• _Set problem_: Look through the data below and output, unchanged, every line from the one holding "What matplotlib code" through the one holding "plt.rcParams['font.family'] = ['Liberation", inclusive. Skip the pictures.

──────── Data for the task ────────

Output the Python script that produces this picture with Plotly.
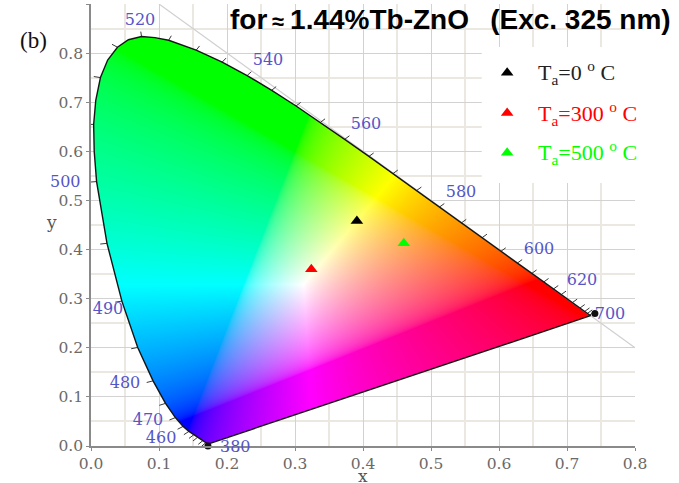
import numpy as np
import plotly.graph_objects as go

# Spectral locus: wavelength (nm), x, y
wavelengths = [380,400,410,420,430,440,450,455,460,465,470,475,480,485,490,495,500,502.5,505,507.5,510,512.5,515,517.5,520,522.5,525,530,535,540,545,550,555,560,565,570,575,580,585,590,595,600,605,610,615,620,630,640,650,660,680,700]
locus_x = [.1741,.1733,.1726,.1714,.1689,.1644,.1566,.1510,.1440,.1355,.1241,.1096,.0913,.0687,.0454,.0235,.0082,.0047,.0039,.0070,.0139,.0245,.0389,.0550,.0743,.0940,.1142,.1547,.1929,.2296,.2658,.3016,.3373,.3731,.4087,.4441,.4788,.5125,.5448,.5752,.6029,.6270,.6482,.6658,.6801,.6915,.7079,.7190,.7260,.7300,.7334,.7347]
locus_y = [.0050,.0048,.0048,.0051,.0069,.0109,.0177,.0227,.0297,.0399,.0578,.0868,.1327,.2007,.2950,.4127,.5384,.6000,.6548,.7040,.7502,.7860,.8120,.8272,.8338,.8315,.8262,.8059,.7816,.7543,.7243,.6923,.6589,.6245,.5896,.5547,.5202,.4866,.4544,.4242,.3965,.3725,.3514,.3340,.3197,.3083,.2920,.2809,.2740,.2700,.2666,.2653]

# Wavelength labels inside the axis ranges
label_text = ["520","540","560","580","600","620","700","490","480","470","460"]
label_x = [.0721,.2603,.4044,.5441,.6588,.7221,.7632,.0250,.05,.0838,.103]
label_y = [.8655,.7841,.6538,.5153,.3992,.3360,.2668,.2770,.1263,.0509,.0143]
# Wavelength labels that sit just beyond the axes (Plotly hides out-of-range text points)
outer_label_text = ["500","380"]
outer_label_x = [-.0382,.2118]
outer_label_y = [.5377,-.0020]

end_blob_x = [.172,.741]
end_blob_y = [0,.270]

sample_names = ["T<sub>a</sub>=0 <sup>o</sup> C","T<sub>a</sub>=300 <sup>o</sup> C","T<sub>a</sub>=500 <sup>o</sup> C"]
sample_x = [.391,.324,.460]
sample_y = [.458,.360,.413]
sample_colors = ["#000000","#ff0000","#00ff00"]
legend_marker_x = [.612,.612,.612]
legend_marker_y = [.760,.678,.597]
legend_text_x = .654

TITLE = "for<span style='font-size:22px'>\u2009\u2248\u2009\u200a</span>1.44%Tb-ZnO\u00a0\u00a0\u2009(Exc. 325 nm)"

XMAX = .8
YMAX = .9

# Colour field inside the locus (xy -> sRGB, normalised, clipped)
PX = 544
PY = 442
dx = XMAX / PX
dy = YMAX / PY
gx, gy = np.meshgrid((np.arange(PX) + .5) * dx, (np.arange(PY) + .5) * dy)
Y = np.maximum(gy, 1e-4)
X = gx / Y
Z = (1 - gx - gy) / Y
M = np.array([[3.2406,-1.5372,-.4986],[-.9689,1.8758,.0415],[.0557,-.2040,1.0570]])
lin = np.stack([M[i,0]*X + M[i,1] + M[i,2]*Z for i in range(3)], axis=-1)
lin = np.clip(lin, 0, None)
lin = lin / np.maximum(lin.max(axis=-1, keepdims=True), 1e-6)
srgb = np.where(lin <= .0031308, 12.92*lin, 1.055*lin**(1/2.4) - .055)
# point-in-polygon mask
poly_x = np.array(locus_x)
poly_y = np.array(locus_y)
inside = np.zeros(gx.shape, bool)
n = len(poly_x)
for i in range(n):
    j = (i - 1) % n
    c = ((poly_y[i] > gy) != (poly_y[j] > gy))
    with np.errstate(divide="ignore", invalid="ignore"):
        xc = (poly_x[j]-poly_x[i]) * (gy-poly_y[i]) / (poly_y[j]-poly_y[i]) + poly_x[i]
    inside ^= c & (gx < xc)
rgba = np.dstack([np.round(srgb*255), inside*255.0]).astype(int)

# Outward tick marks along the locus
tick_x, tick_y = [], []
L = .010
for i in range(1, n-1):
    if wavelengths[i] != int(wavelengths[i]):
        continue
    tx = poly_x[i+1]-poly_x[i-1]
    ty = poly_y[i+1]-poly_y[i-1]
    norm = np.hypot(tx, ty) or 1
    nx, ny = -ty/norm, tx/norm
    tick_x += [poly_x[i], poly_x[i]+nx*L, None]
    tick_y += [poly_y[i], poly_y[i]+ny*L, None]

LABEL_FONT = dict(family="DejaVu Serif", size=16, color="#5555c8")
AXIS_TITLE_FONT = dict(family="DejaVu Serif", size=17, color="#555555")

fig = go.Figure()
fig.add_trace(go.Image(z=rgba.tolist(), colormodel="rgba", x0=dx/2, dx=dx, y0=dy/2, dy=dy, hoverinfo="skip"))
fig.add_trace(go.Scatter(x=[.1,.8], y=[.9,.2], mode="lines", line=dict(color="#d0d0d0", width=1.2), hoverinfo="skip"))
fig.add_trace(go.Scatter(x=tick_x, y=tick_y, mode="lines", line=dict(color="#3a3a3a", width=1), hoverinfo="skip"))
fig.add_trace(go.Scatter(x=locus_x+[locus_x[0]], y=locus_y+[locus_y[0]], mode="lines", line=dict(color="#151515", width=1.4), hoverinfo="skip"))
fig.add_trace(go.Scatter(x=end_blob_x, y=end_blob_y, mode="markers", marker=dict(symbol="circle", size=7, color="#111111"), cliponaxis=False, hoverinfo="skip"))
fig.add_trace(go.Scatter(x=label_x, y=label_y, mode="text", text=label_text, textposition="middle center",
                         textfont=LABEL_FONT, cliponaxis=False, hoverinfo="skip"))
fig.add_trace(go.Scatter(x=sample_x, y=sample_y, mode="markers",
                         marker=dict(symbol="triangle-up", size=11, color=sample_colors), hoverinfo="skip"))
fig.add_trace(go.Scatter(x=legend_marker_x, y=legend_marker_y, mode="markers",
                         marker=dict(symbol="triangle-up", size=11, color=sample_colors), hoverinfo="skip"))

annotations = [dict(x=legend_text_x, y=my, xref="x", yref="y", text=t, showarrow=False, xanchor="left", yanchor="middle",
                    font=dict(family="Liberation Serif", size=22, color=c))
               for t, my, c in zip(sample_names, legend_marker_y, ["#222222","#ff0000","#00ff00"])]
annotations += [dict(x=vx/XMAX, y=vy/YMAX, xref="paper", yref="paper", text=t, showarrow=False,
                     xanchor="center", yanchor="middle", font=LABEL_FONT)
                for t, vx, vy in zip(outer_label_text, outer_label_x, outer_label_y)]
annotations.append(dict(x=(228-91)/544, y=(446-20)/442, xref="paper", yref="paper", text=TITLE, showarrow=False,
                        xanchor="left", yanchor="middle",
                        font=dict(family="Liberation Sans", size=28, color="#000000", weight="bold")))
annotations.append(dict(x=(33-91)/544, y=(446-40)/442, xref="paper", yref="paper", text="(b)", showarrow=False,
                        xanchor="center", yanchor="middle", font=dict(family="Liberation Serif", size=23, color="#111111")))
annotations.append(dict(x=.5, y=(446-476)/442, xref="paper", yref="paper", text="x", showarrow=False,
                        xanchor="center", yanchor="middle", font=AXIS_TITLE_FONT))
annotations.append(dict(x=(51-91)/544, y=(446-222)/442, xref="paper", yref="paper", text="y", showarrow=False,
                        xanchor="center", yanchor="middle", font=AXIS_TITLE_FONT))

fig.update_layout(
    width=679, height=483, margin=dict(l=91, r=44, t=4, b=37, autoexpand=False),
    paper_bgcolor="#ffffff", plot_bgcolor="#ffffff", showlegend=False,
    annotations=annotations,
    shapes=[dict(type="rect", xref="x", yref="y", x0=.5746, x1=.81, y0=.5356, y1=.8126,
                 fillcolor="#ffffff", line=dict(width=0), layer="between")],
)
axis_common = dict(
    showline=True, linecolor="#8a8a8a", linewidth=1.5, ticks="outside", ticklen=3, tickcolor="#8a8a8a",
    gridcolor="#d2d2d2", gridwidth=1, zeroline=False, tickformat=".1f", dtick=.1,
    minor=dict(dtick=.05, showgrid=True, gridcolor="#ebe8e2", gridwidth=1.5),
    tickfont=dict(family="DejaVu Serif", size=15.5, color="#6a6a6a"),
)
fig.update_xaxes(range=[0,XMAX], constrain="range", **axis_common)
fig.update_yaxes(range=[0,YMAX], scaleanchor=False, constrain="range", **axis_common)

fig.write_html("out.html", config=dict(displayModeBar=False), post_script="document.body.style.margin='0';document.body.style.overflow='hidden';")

────────
──────── Data for the task ────────

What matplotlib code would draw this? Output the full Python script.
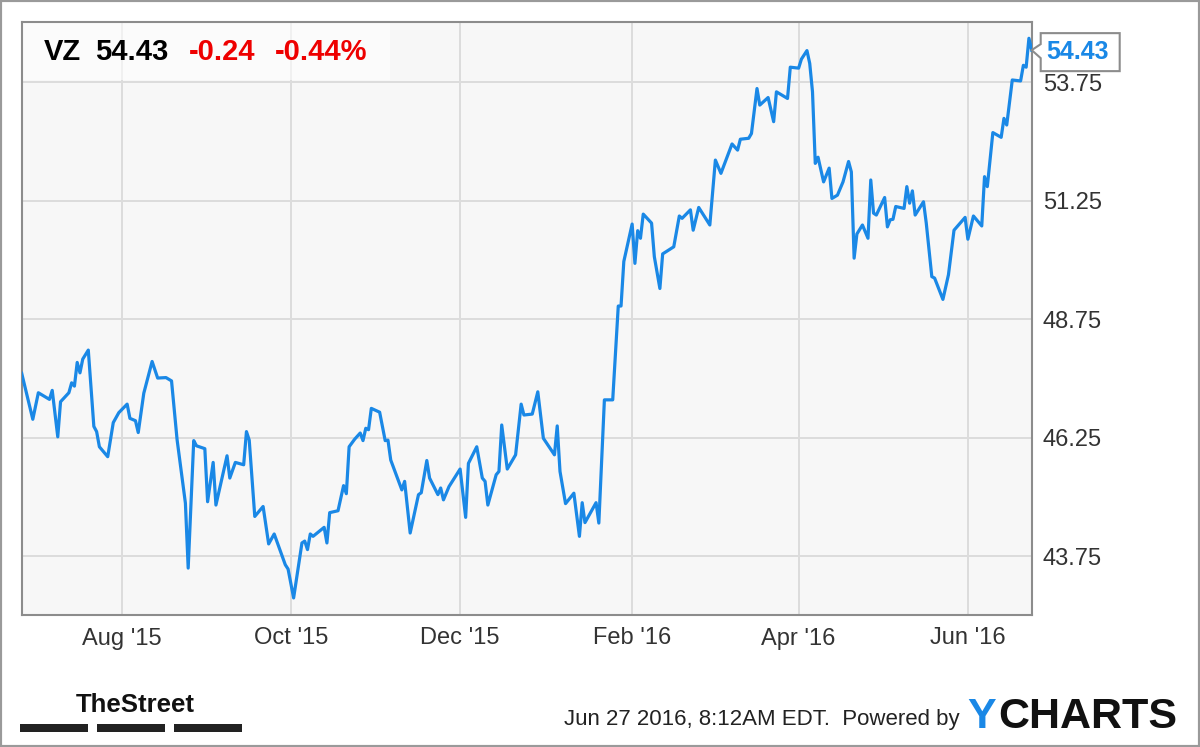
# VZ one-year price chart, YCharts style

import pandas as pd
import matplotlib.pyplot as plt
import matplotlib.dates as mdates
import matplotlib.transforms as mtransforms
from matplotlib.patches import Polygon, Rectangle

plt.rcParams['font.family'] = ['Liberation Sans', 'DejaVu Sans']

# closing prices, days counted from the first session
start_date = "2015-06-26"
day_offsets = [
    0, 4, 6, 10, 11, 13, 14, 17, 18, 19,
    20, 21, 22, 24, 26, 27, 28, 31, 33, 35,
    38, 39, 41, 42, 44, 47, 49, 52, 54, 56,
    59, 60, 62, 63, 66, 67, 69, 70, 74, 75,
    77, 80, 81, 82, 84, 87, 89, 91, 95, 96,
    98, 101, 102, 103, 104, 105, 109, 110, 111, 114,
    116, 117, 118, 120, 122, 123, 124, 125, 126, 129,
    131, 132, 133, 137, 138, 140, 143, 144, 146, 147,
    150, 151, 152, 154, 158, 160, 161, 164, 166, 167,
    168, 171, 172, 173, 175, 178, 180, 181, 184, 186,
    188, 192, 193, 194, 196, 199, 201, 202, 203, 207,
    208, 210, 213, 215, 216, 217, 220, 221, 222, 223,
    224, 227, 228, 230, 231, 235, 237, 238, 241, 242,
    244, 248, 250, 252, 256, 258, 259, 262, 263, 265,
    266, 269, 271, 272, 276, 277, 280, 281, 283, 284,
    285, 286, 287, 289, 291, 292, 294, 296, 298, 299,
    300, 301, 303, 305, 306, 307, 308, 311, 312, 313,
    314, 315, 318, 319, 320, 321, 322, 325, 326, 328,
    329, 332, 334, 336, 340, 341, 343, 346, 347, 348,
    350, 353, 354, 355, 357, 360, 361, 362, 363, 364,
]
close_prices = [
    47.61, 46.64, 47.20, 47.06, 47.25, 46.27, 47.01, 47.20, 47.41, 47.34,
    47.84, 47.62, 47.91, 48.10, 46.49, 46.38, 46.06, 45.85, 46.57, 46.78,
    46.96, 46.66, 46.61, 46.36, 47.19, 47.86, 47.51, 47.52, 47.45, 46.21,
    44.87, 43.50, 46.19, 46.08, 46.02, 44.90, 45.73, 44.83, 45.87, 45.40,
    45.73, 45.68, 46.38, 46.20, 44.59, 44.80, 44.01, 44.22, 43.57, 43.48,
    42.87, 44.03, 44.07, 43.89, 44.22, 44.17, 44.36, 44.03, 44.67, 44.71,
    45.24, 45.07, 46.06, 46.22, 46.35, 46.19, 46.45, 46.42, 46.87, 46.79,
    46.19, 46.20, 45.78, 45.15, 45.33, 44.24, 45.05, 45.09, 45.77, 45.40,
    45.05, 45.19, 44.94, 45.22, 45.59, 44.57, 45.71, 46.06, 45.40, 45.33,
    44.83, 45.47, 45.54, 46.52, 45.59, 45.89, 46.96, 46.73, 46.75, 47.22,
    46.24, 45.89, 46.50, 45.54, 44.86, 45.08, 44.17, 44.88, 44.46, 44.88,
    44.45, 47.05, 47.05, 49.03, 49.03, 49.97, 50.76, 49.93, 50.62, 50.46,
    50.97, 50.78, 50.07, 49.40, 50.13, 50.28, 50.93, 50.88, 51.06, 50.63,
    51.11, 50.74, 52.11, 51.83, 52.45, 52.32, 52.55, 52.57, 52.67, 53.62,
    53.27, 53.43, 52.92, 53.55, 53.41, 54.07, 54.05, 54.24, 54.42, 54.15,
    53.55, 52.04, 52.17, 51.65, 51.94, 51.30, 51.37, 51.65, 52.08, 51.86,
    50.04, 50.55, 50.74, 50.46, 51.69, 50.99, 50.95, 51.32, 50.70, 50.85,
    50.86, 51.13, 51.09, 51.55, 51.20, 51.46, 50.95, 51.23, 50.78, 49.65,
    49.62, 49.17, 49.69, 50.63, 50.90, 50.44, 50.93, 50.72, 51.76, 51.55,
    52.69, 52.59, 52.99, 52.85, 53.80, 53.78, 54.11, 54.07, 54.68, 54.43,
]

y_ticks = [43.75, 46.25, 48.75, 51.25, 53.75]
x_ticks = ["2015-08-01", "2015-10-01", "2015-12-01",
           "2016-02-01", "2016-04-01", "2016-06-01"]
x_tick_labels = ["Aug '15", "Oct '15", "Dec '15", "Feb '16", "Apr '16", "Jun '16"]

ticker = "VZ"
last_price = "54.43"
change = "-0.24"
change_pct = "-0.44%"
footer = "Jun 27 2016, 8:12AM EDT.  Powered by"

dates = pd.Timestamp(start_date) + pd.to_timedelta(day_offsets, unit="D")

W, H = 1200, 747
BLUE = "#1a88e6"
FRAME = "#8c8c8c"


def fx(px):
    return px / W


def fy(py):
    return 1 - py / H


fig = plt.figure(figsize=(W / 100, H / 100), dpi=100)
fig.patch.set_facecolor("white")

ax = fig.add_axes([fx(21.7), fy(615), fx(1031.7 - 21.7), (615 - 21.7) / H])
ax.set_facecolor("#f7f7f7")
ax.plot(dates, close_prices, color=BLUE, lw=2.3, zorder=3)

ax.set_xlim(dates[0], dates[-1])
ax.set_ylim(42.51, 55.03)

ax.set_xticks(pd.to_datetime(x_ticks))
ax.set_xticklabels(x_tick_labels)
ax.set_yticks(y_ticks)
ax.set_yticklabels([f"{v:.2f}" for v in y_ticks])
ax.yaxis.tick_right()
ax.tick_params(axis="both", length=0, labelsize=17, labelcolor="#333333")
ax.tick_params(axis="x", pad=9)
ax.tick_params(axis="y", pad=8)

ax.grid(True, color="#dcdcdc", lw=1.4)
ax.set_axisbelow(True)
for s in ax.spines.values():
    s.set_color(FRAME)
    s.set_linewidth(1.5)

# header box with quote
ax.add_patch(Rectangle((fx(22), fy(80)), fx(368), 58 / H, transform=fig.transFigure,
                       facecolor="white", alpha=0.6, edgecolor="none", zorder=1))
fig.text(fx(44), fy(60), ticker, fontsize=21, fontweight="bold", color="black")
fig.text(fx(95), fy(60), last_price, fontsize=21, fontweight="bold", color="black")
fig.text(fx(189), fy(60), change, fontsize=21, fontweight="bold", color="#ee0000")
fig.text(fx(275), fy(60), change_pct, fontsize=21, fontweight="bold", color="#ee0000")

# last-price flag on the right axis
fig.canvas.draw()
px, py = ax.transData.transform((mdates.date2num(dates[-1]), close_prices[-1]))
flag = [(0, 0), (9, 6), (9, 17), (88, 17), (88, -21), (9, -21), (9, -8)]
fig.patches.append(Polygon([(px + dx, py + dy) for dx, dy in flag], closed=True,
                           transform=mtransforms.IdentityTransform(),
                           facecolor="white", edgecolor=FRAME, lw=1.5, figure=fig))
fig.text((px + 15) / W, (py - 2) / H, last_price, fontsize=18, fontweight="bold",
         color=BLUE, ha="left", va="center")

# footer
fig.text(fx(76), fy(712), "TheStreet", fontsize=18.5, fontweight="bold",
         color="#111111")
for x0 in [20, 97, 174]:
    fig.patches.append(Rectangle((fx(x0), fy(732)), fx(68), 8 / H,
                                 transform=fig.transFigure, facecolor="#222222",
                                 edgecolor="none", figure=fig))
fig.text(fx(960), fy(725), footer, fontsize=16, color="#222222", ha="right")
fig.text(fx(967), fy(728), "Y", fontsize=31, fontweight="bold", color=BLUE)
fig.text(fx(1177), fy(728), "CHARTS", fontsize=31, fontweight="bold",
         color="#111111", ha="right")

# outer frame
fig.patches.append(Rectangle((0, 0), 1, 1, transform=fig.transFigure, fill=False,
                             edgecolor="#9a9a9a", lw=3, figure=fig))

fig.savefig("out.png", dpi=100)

────────
──────── Data for the task ────────

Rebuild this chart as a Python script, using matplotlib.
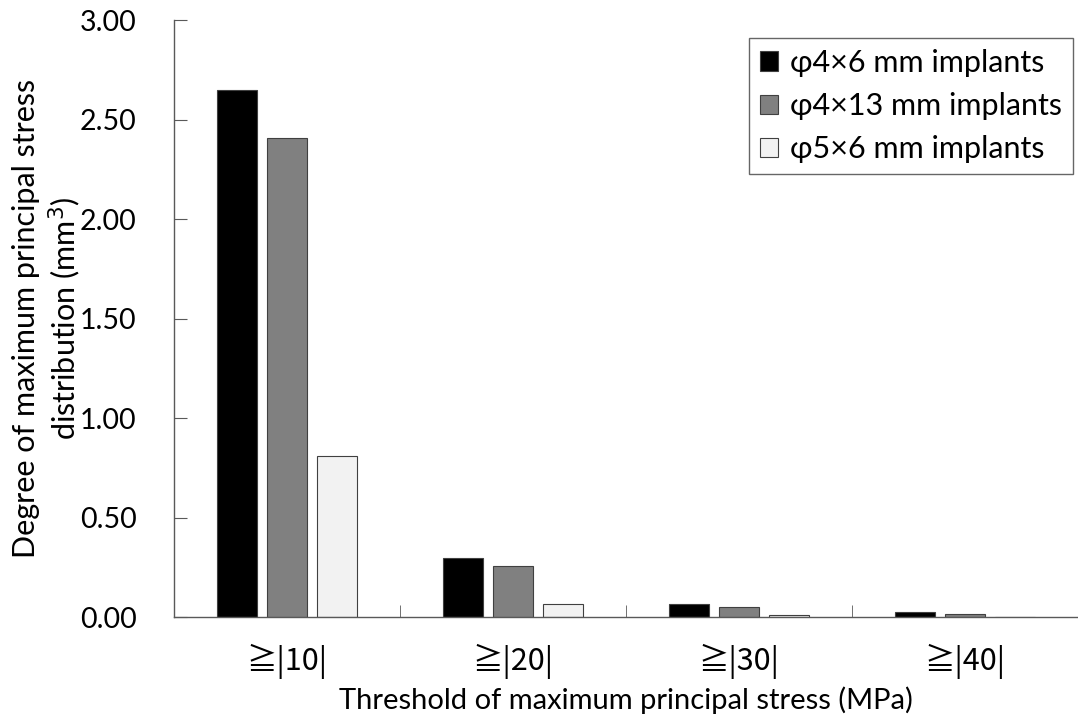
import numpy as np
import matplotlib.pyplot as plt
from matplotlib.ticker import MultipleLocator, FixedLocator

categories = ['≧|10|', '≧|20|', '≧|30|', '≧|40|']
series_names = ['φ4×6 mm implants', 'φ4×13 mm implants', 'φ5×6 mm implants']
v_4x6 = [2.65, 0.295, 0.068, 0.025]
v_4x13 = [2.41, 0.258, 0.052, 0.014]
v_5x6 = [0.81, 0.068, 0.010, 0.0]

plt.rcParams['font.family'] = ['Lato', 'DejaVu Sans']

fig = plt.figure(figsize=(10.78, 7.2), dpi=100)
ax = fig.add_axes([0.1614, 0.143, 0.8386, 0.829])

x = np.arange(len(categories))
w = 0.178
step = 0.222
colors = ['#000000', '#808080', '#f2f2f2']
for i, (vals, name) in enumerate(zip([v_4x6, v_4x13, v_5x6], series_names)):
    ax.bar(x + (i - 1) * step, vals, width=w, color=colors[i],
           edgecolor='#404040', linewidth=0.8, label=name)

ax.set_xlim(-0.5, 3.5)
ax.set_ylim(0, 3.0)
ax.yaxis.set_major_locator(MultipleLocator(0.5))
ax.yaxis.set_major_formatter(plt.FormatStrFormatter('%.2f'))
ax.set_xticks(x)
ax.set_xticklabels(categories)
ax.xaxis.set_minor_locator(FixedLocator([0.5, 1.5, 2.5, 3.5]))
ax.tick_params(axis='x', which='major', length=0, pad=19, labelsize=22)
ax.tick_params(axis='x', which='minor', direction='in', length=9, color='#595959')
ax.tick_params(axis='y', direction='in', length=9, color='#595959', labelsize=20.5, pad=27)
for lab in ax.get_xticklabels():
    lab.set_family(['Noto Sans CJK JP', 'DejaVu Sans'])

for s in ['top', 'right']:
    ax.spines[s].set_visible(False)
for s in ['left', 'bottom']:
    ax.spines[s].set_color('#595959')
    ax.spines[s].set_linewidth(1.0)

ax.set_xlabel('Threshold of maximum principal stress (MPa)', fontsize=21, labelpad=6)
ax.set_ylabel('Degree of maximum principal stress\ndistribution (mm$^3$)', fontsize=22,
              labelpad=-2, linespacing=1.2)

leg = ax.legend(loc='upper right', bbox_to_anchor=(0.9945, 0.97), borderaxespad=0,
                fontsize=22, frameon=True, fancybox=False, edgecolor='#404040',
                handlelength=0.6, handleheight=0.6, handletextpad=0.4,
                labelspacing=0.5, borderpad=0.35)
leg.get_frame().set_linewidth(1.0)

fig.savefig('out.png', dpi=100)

────────

• _Output for this task_:
What matplotlib code would draw this? Output the full Python script.
# VZ one-year price chart, YCharts style

import pandas as pd
import matplotlib.pyplot as plt
import matplotlib.dates as mdates
import matplotlib.transforms as mtransforms
from matplotlib.patches import Polygon, Rectangle

plt.rcParams['font.family'] = ['Liberation Sans', 'DejaVu Sans']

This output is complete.